I'll Be There For You — 'Friends: The Reunion'
Our 'Friends' gathered for one last time to show us that real friendships never die.
There’s a brief, heartwarming segment in HBO’s Friends: The Reunion where fans share personal notes of how the series impacted their lives. These testimonies are undoubtedly the most sincere moments, without being artificial or constructed, in this special episode.
They work wonderfully - even outside the international nostalgia - because all of us share some kind of personal and emotional connection to the show. We all have different reasons why we relate to these six goofballs.
In my case, Friends was my go-to procrastination activity in the mid-2000s. One of my high-school classmates lent me all ten seasons, and I watched them after school every afternoon instead of studying. It was literally my guilty pleasure. I’ve seen a bunch of episodes on TV before, but that was the first time I binged the entire show from back to back in the course of a few weeks. Let's not talk about how that affected my school performance.
Since then, I haven't seen a minute of it. So I was a little surprised by how much this reunion worked on me on a nostalgic level. It was able to bring back all the joyful memories, heartfelt moments, and pure fun from an era when I had no idea life was gonna be this way. I was a kid, full of hope, passion, and hunger for a kind of future that seemed unlikely to happen the way it did.
As one of the creators notes, Friends is about that life period when your friends are your family. It's the most obvious and accurate description ofthe show, but I’ve never thought of it like that back then.
So, watching this reunion was a perfect, timely reminder of how definitive those years had become for many of us - being unaware of their influence on how we'll turn out as people. That's the beauty of it. We can only realize the significance of that time as we become older - like a lot older.

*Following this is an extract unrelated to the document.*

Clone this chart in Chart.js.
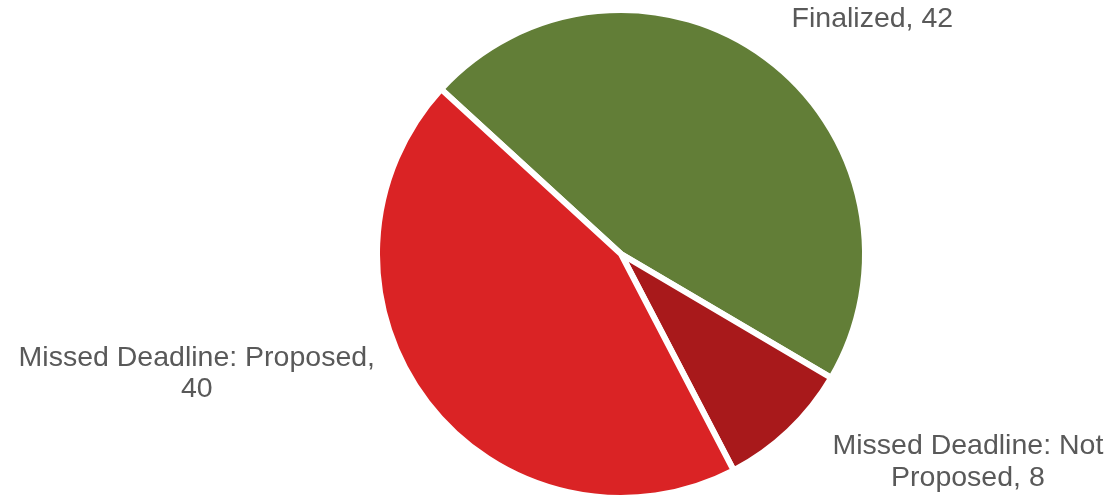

I must admit, though: there's an eerie and bittersweet element to see how time treats people. In this case, specifically, how time treated the cast of Friends who were, at one point, the most famous celebrities in the world.
Every one of them is in their fifties now - and minus the chubby, uncle-like Matt LeBlanc - they all seem a bit worn-out and exhausted by the life-long fame the show gifted them. It's hard to ignore and not to wonder about how many Botox injections/surgeries each of them had over the years. As if they tried to beat time by artificially stretching their twenties-look as long as they possibly could. This isn't cynical criticism from me, though. It’s simply an observation.
We, as un-famous mortals, can only imagine how challenging and demanding their career has become once the series ended. The weight and pressure they had to carry whenever they landed a new job. To prove, over and over again, they can still be playing different roles without the audience seeing them only as a copy of their Friends’ character. And not everyone managed to overcome that barrier without casualties along the way.
‘Friends: The Reunion’ is nostalgia at its most harmless and sincere form, where we don't have to pretend we’re having fun because it happens naturally.
But this is a special occasion that clearly focuses on the celebration of their past success. It’s like a high-school reunion where you feel simultaneously excited and terrified right before you get to meet your once best pals after a long time. It’s odd at first, but as the episode progresses, the nostalgic vibe shifts into a pleasant and warm sentiment that tells you: You’re home. You’re among friends. Relax now.
As the six of them meet and greet each other, there's a natural, sensible chemistry that strikes us immediately. It’s a bond that connects them on a level that’s as close to a work-family as it possibly can be. The way they hug and joke and laugh and cry is just so hard to be faked that it must be real - and I really believe it is.
There are interviews, bloopers, table reads, quizzes, emotional confessions, and a bunch of other things - a fashion show, really? - that are clearly here for the hype and don’t always work. But at its core, this reminiscence can reignite the experience we all had watching Friends at different times in our lives. It's nostalgia at its most harmless and sincere form, where we don't have to pretend to have fun because it happens naturally.
There’s only one thing missing - which usually happens in a reunion when you’re standing in the corner, half-drunk, trying to catch a quiet moment with someone - and that’s some self-reflection. We don’t get to hear about what our stars are currently doing or what difficulties they went through in the last seventeen years.
There’s no dialogue about Matthew Perry’s struggles with drug addiction or Jennifer Anniston’s divorces. Matt LeBlanc doesn’t talk about the experience of how it was to play himself in Episodes for five seasons. David Schwimmer doesn’t share any details about his detour as a director in Hollywood. And we don’t get anything from Lisa Kudrow and Courtney Cox either.
Instead of the ridiculous fashion show and some meaningless cameos, I would’ve loved to hear about some serious stuff they had to deal with in the past.
On the other hand, it’s kind of appealing that this special occasion was about nothing else but laughter and enjoyment. That, after seventeen years, the cast still shares a profound, unbreakable, endearing love for each other just the way they did back then. They’re still there for each other - not constantly but always when one of them needs it - and that’s just such a kind and reassuring thing to see these days.
It gives us hope to believe that friendships can remain intact even after nearly two decades. If we take away nothing else but that sweet feeling from this reunion, it was already worth the watch.